Maybe this thing could be overcome if our programming languages allowed us to define application parts that are effectively stateless, ambient libraries, executing more or less purely functional (well, except for logging and such...) once they are initialized.

If you could define such constraints on program parts, you could have your cake and eat it, too. Multiple instances of your application could share a possibly very large part of their code base, but you could still kill single instances at will, as they don't share state with other instances.

The problem is with the "more or less" part of "purely functional". I'm not sure if it's actually possible to find that niche where you can still have some state. And of course you would have to be ably to statically prove those constraints, or else everything is moot.

Also highly interesting in this context is Microsofts Singularity, which achieves a runtime that doesn't need processes but still has all the nice properties of processes (isolation, 'kill -9'), due to some carefully chosen, statically verifiable constraints.


Commenting is disabled.

Nice post!
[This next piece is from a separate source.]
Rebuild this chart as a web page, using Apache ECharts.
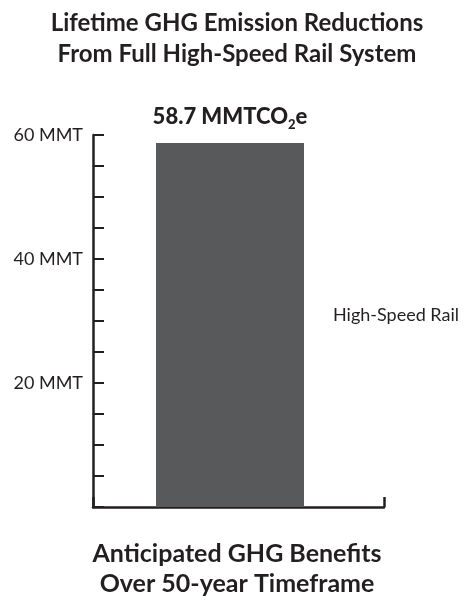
<!DOCTYPE html>
<html>
<head>
<meta charset="utf-8">
<script src="https://cdn.jsdelivr.net/npm/echarts@6/dist/echarts.min.js"></script>
<style>
  html, body { margin: 0; padding: 0; background: #ffffff; }
  #chart { width: 474px; height: 606px; }
</style>
</head>
<body>
<div id="chart"></div>
<script>
// Chart data
const categories = ['High-Speed Rail'];
const reductions = [58.7];            // lifetime GHG reductions, MMT CO2e
const yTickLabels = { 20: '20 MMT', 40: '40 MMT', 60: '60 MMT' };
const titleLines = ['Lifetime GHG Emission Reductions', 'From Full High-Speed Rail System'];
const footerLines = ['Anticipated GHG Benefits', 'Over 50-year Timeframe'];

const ink = '#231f20';
const barColor = '#58595b';
const font = 'Lato, sans-serif';

const chart = echarts.init(document.getElementById('chart'), null, { renderer: 'canvas' });

chart.setOption({
  animation: false,
  backgroundColor: '#ffffff',
  textStyle: { fontFamily: font, color: ink },
  title: [
    {
      text: titleLines.join('\n'),
      left: 'center',
      top: 3,
      textStyle: { fontFamily: font, fontSize: 24, fontWeight: 'bold', color: ink, lineHeight: 31 }
    },
    {
      text: footerLines.join('\n'),
      left: 'center',
      top: 534,
      textStyle: { fontFamily: font, fontSize: 25, fontWeight: 'bold', color: ink, lineHeight: 30 }
    }
  ],
  legend: {
    data: [categories[0]],
    left: 323,
    top: 301,
    itemWidth: 0,
    itemHeight: 0,
    selectedMode: false,
    textStyle: { fontFamily: font, fontSize: 18, color: ink }
  },
  grid: [
    // plot area for the bar and the value axis
    { left: 93, right: 107, top: 135, bottom: 99 },
    // full-width baseline
    { left: 93, right: 90, top: 135, bottom: 99 }
  ],
  xAxis: [
    {
      gridIndex: 0,
      type: 'category',
      data: categories,
      axisLine: { show: false },
      axisTick: { show: false },
      axisLabel: { show: false }
    },
    {
      gridIndex: 1,
      type: 'category',
      data: categories,
      boundaryGap: true,
      axisLine: { show: true, lineStyle: { color: ink, width: 2.5 } },
      axisTick: { show: true, inside: true, length: 10, lineStyle: { color: ink, width: 2.5 } },
      axisLabel: { show: false }
    }
  ],
  yAxis: [
    {
      gridIndex: 0,
      type: 'value',
      min: 0,
      max: 60,
      interval: 5,
      splitLine: { show: false },
      axisLine: { show: true, lineStyle: { color: ink, width: 2.5 } },
      axisTick: { show: true, inside: true, length: 11, lineStyle: { color: ink, width: 2 } },
      axisLabel: {
        margin: 10,
        fontFamily: font,
        fontSize: 18,
        color: ink,
        formatter: v => yTickLabels[v] || ''
      }
    },
    {
      gridIndex: 1,
      type: 'value',
      min: 0,
      max: 60,
      show: false
    }
  ],
  series: [
    {
      name: categories[0],
      type: 'bar',
      xAxisIndex: 0,
      yAxisIndex: 0,
      data: reductions,
      barWidth: 148,
      itemStyle: { color: barColor },
      label: {
        show: true,
        position: 'top',
        distance: 12,
        formatter: p => '{a|' + p.value + ' MMTCO}{s|2}{a|e}',
        rich: {
          a: { fontFamily: font, fontSize: 22, fontWeight: 900, color: ink },
          s: { fontFamily: font, fontSize: 13, fontWeight: 900, color: ink, padding: [16, 0, 0, 0] }
        }
      }
    }
  ]
});
</script>
</body>
</html>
I just want to add something I recently came across: The webserver Yaws, written in Erlang:

http://yaws.hyber.org/

It specifically aims at solving these problems, ie. being able to scale up with many concurrent requests, because the language Erlang itself is designed for that. Most importantly, it doesn't use threads or processes of the underlying. I have no experience myself, but this article, showing that Yaws can handle 80000 concurrent HTTP requests, whereas the Apache webserver simply dies at around 4000, makes Yaws look very impressing:

http://www.sics.se/~joe/apachevsyaws.html

Maybe the definition of "stateless code parts" - as you request it - can be found in Erlang.


Thanks Alex.

I'm aware of Erlang and YAWS. And indeed, the "stateless code parts" pattern is very dominant in Erlang - Erlang is a purely functional language. State in Erlang happens mainly through tail recursion. Except for those parts, all code is by definition stateless and thus easy to share.

Erlang also doesn't have thread locking/synchronization, so you can always easily kill single actors.

So Erlang would indeed be a candidate, but the language itself is IMHO really bad. Nothing against functional programming, but useful programs do have state, and getting that state is really painful in Erlang. Plus it's totally antiquated, with strings being represented as integer lists and such...

I'd hope to port the benefits of certain Erlang properties & idioms to a more mainstream language and runtime like Java.


>I'd hope to port the benefits of certain >Erlang properties & idioms to a more >mainstream language and runtime like >Java. maybe Scala is the right language for those kind of experiments even if its not (yet) mainstream.


If you're in the Java world already, Terracota can provide some interesting possibilities to write in normal Java yet spread your work across processes or threads as you desire. Terracotta by itself doesn't handle the notion of spawning/killing processes but does support all of the shared memory / coordination aspects.

I've actually built a distributed testing framework that ties together Groovy scripted agents with Terracotta and some Java code to manage testing agents and so forth, which worked really well. (Soon to be open-sourced and publicized.)

Yes, I work for Terracotta.


@Alex: to me, Terracotta appears to take the way the other way around: instantiate the application software for each node (or process, the unit of failure anyways), but then distribute the instances of the domain model objects over a set of nodes. Which I think is very worthwhile, but still somehow the other way around ;-)

I should read up on Terracotta a bit, I'm interested in how you guys handle application failure (and also the whole thing seems to be very cool in general).

@mbien: I've been there. But Scala doesn't really solve the problems Erik's and my article were about. The actors implementation there is cool, but I'm still sceptical if Scala doesn't add too much complexity for the benefits it brings.